[BEGIN DATASET CONTENT]
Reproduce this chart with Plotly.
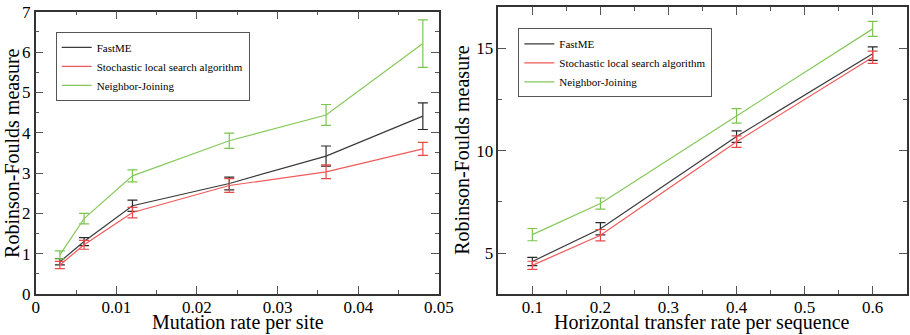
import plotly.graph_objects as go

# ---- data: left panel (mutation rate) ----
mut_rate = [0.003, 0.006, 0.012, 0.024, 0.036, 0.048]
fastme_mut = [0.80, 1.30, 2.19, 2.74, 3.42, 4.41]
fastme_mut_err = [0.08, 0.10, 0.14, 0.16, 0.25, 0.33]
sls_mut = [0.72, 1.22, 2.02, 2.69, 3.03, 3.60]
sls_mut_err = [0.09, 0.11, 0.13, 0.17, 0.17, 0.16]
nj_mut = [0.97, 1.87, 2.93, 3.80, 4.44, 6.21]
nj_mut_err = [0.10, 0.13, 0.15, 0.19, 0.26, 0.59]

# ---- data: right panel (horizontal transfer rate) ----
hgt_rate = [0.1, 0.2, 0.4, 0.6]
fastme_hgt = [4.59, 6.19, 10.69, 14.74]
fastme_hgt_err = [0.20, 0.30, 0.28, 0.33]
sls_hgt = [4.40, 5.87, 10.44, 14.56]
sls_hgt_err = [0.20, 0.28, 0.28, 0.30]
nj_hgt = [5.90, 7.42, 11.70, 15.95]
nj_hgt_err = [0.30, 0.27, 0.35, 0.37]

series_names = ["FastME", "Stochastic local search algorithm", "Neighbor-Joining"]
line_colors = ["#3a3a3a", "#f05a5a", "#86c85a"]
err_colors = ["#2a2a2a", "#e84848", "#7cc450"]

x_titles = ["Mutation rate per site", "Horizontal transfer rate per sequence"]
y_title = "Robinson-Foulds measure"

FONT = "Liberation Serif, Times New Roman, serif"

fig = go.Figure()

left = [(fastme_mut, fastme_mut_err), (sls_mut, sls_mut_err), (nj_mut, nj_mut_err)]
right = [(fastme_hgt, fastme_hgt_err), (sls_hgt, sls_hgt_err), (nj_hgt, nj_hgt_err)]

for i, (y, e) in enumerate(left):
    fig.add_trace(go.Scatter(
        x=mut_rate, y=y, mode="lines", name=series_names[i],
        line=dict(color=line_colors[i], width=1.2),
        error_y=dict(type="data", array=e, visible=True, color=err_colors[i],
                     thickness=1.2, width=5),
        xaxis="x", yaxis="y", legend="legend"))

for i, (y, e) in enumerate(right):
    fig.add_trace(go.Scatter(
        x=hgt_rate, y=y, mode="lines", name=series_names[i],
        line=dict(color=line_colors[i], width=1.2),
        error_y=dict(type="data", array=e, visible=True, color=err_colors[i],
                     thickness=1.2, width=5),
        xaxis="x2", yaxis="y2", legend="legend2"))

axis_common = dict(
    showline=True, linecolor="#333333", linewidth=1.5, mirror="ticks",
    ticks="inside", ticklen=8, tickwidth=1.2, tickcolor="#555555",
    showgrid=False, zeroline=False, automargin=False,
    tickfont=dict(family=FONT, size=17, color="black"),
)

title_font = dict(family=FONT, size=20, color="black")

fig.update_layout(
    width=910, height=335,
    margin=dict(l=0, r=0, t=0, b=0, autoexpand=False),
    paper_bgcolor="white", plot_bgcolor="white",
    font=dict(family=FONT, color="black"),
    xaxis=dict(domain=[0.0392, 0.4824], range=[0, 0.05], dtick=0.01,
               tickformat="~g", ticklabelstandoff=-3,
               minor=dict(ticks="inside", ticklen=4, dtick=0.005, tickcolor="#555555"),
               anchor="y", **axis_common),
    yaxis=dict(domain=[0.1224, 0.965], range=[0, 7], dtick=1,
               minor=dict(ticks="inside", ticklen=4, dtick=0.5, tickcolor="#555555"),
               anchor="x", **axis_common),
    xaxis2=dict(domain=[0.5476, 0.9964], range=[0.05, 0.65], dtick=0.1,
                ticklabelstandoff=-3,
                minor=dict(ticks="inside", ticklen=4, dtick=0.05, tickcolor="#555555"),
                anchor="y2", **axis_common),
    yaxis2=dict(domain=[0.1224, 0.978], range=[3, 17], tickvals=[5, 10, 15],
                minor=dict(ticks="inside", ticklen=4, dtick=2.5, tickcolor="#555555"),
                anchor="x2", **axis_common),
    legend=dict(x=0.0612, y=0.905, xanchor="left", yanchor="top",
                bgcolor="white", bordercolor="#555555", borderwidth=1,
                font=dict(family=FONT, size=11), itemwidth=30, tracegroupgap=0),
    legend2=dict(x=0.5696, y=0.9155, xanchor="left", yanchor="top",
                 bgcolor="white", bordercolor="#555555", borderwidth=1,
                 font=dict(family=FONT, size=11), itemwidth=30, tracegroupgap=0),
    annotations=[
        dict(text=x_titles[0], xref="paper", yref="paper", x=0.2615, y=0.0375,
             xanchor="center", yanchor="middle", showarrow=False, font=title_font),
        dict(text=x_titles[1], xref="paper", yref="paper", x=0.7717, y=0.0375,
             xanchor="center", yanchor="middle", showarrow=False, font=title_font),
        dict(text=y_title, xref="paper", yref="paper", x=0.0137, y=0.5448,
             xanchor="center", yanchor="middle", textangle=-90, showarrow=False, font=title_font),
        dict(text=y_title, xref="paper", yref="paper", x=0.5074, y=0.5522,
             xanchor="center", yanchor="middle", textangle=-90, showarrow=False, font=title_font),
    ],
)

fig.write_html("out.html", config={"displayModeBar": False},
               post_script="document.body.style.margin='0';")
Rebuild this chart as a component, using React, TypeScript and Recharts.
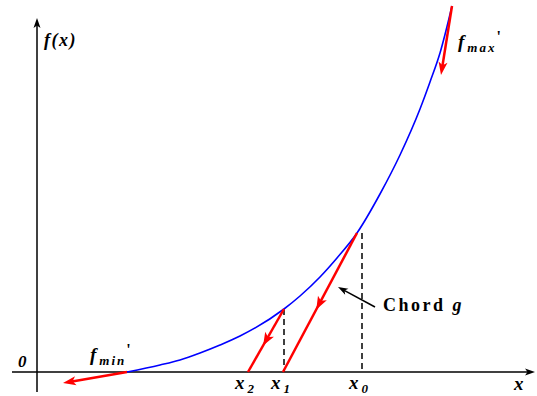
[END DATASET CONTENT]
PROBLEM STATEMENT: Count every line in the preceding entries where the string "chart" appears, then state only the total.

RIGHT ANSWER: 2